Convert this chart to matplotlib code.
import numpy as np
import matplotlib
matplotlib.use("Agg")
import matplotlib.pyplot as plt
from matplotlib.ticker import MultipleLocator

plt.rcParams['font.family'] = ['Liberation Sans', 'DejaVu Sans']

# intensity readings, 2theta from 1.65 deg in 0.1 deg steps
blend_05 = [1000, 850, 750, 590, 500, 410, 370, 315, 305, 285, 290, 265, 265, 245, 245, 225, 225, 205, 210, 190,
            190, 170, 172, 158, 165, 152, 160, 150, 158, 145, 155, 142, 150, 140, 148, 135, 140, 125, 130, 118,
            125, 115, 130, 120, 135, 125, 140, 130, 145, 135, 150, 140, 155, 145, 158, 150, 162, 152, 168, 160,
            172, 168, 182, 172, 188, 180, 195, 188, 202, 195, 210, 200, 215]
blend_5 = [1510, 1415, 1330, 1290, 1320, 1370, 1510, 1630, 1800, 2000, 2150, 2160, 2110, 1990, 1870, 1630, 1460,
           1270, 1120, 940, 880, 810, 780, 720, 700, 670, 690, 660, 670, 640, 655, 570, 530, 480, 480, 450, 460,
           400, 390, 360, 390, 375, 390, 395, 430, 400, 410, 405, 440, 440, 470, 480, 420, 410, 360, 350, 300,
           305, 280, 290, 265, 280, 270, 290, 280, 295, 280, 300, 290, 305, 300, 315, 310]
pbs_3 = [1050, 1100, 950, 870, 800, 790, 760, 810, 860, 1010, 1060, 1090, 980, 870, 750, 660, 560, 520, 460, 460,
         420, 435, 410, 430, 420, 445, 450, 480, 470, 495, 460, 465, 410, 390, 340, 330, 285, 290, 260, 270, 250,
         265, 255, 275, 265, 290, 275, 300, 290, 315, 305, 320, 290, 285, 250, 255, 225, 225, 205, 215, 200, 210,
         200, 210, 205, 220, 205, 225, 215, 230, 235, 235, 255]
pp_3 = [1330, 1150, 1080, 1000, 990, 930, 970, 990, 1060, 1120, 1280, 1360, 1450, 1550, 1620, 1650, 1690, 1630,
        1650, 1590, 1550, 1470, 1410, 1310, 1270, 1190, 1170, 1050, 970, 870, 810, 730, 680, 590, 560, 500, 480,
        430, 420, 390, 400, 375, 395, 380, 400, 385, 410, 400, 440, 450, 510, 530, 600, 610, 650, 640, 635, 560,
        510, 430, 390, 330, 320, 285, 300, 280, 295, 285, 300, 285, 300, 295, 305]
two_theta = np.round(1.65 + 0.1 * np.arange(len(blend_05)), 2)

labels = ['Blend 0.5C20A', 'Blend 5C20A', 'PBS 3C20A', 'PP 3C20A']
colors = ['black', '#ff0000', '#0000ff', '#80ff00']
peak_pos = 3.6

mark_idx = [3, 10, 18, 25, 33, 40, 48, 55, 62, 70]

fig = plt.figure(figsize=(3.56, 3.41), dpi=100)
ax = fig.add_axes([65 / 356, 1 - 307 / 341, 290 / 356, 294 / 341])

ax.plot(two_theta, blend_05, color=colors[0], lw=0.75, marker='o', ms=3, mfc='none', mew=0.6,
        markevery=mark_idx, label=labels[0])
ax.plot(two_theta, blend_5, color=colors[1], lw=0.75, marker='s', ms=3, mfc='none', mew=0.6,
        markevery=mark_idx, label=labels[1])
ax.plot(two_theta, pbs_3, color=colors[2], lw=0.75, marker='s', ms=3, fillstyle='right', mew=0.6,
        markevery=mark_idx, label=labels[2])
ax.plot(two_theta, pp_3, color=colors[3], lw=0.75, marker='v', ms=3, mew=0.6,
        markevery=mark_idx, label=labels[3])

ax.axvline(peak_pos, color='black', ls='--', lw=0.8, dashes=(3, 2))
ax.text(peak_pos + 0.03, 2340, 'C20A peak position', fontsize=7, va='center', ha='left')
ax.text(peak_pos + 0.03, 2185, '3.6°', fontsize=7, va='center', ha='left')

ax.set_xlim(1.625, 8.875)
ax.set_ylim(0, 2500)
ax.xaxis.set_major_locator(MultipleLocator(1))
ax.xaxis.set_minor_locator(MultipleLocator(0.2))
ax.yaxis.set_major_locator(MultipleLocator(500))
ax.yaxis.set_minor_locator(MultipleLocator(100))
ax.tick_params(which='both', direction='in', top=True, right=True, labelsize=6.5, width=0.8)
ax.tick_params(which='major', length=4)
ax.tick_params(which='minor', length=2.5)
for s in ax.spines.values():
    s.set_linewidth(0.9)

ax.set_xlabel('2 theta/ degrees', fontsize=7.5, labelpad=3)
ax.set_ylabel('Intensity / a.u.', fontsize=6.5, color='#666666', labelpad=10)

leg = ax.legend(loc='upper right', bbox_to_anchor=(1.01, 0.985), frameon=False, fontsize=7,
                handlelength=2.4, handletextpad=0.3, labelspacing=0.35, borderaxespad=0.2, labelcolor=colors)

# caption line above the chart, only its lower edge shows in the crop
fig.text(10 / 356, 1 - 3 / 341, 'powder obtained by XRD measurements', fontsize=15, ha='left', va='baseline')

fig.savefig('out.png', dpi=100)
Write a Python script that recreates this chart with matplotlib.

**Exercise description:**
Look at the material above and copy, word for word, its lines from the first through the one containing "plt.rcParams['font.family'] = ['Liberation".

**Result:**
Convert this chart to matplotlib code.
import numpy as np
import matplotlib
matplotlib.use("Agg")
import matplotlib.pyplot as plt
from matplotlib.ticker import MultipleLocator

plt.rcParams['font.family'] = ['Liberation Sans', 'DejaVu Sans']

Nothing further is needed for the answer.